Willful ignorance is a theme of the novel. At some level, the Milton family never questioned the source of Ogden Milton’s fortune. Years later Evie’s husband discovers Ogden profited from a Nazi affiliated company. More systemic is Kitty and Ogden’s racism, anti-Semitism and myopic perception of the world. Their son Moss knows that the end of WWII is bringing social change and greater inclusion. When he invites his Jewish friend Len Levy and his black friend Reg Pauling to the island, Kitty and Ogden warmly welcome them. Pleasant conversation and genial banter ensue. Though both these men are Harvard graduates, Kitty and Ogden view them as interlopers who can never be a part of the elite establishment. WASPS should be in power. People from other tribes should be guests. The Miltons want to believe the sole reason for their financial success is that Ogden works hard, rather than acknowledging the economic system advances WASPS while excludes others.
Another theme of the novel is how WASP culture values secrecy. The five grandchildren know almost nothing about the climactic night on the island when their Uncle Moss died. Evie says, “No one really talks about Uncle Moss. He was a little tragic, I think. He played the piano.” It is jarring how little his nieces and nephews know of their gregarious, kind and complicated uncle whose life dominated one generation of Miltons.

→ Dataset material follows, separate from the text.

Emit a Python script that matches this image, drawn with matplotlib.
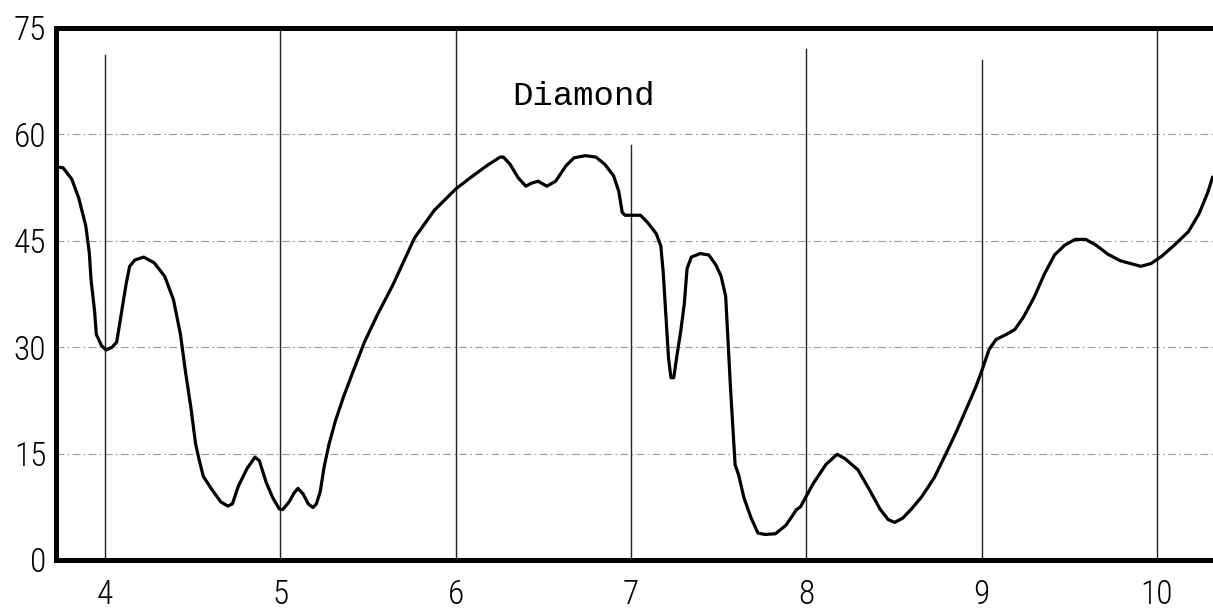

Kitty and Ogden hoped their island would permanently remain in the Milton family as a counterforce to the simple truth of human existence, “we vanish.” It is unclear what will happen. I wish the novel’s ending offered greater resolution about all the characters. But maybe that is Blake’s point. The older generation of Miltons took many secrets to the grave. It is up to the younger generation to sort through the detritus of their complicated family legacy and understand the implications for their lives.